**TASK TO COMPLETE:** Report the number of lines that include "chart", with no additional text.

**STORED DATA:**
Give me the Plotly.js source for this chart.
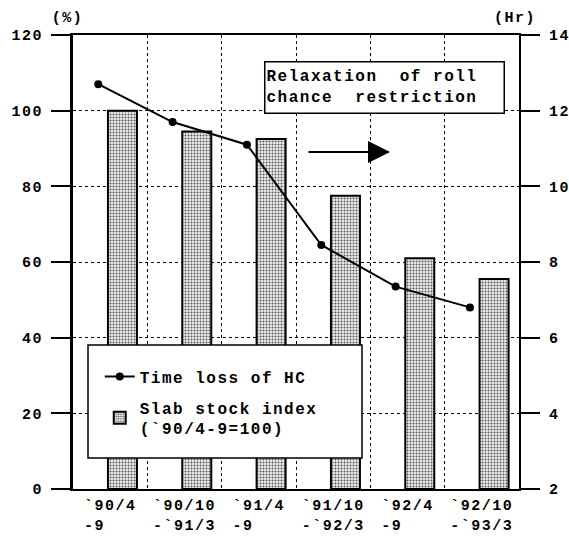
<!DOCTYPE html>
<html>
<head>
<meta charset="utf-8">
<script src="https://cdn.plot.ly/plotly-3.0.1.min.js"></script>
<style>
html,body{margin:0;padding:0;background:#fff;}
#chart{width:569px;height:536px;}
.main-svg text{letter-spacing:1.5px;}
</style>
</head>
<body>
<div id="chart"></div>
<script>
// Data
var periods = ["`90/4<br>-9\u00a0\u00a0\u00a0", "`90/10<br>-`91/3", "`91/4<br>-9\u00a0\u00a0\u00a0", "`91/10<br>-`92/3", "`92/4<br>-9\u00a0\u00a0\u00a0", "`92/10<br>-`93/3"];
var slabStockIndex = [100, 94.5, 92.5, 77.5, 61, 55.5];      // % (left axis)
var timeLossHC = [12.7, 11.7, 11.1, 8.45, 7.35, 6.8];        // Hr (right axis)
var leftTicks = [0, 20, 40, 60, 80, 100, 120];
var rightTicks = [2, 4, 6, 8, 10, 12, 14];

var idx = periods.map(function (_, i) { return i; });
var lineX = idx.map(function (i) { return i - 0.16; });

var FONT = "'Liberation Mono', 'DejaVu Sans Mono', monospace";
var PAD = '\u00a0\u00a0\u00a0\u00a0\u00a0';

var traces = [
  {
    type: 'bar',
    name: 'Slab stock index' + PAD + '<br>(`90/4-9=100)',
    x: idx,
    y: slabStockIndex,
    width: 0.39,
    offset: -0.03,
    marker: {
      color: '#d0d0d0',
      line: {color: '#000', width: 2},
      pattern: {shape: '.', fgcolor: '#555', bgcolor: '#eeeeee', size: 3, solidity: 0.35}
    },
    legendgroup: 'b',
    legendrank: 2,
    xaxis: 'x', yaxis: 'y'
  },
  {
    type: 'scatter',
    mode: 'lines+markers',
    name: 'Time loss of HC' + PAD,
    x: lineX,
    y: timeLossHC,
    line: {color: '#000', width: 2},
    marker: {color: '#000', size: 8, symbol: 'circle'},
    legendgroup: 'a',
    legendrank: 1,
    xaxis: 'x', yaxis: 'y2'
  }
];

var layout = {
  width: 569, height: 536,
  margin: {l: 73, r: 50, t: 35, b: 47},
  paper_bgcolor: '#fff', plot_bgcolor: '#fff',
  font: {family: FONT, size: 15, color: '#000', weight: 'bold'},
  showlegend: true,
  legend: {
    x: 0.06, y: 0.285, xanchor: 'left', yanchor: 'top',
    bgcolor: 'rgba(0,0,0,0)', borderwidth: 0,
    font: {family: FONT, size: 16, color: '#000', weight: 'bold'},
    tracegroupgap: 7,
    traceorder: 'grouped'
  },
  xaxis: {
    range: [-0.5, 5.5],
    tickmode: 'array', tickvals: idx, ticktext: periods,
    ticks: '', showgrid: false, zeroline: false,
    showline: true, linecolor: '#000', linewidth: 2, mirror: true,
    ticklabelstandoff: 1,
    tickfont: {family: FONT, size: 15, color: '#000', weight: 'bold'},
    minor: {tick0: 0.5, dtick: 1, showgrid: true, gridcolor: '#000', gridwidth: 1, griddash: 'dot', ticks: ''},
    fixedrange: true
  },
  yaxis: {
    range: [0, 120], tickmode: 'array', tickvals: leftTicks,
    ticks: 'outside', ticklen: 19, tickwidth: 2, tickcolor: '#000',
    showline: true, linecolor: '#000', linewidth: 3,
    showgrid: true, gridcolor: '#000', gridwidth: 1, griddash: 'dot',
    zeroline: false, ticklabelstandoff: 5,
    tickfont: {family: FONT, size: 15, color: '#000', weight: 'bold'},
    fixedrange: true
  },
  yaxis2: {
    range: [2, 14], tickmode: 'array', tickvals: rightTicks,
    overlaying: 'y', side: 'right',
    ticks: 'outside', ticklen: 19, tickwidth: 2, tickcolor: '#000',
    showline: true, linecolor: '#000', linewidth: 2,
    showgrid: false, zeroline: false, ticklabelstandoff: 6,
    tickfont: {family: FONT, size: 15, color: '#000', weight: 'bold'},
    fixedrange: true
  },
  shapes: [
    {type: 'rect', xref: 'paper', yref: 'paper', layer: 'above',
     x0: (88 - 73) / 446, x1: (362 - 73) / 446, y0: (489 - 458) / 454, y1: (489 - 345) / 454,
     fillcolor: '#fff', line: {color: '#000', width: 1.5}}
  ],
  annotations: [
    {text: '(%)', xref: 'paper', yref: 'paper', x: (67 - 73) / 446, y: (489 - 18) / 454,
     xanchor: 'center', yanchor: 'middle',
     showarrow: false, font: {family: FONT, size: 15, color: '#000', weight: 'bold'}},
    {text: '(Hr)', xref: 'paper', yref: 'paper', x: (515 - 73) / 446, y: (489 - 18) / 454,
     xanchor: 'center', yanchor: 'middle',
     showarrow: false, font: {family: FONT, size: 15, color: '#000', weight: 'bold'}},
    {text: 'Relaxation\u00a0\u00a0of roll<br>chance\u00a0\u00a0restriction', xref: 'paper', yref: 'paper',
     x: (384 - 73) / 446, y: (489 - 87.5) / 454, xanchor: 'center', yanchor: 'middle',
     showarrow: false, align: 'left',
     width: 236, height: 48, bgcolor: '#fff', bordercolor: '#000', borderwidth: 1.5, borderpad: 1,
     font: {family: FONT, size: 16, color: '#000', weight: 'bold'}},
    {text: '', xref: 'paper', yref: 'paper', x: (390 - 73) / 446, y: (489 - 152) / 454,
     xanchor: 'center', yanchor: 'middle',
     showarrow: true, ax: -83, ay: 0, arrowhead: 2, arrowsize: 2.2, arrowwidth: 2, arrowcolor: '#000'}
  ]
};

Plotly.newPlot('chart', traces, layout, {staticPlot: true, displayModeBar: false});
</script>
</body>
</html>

**SOLUTION BELOW:** 4